Basic Electrical Saftey: GFCIs
Ground fault circuit interrupter, also commonly referred to as a GFCI is an important safety device that helps prevent electrocution when we are using electrical tools or equipment near water or in wet environments; but it only works as long as it is properly installed and maintained.
When a tool is plugged into an electrical receptacle, electricity flows from the receptacle to the tool through one of the hot wires in the power cord. When the trigger or switch on the tool is activated, the current then flows through the tool to make it run and then returns to the receptacle, the neutral wire in the power cord. Ideally the same amount of current flows from the receptacle to the tool and then back to the receptacle – unless there is ground fault.

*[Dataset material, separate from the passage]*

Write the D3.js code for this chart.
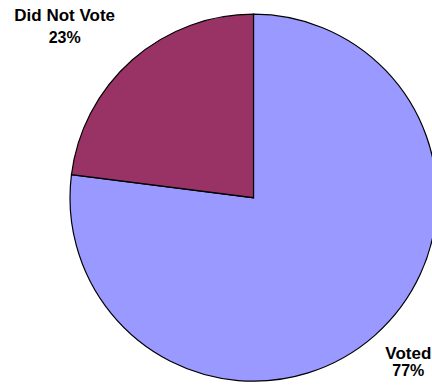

Electrical receptacles and breakers equipped with a GFCI monitor the amount of current flowing through this path, and if it senses a drop in returning current of just a few thousandths of an amp, it almost instantaneously trips an internal breaker and stops power flowing from the receptacle.
Also be aware that if one of the receptacles in a circuit containing multiple receptacles is GFCI protected, the GFCI will protect all the other receptacles wired behind it in the circuit, but not any that are wired in front of it in the circuit.
You can usually distinguish a GFCI receptacle by its two buttons, typically marked “TEST” and “RESET”, placed in the center of the receptacle (see handout). There are also GFCI breaker switches that can be installed inside of a breaker box which protects all receptacles in that circuit. There are also portable GFCI-equipped devices that can be plugged into an unprotected receptacle (see handout for examples of these devices) which protect equipment plugged into them. These breakers and portable devices also have the same two “TEST” and “RESET” buttons as a GFCI receptacle.
Because GFCI devices do occasionally malfunction or wear out over time, it is vitally important that we test them. This is typically done by depressing the “TEST” button on the receptacle or GFCI breaker; you should hear a faint “click” sound as the device trips. You can further confirm the receptacle was de-energized by plugging in a tool such as a drill to the receptacle and trying to operate it by depressing the trigger; it should not run if the GFCI tripped as designed. Once you confirm that a GFCI receptacle or breaker switch is functioning properly, firmly press the “Reset” button to re-energize the receptacle or circuit. And if any GFCI-protected device is not functioning properly, do not use it. Instead, mark it to identify it is not to be used, and then call a qualified electrician so it can be repaired or replaced.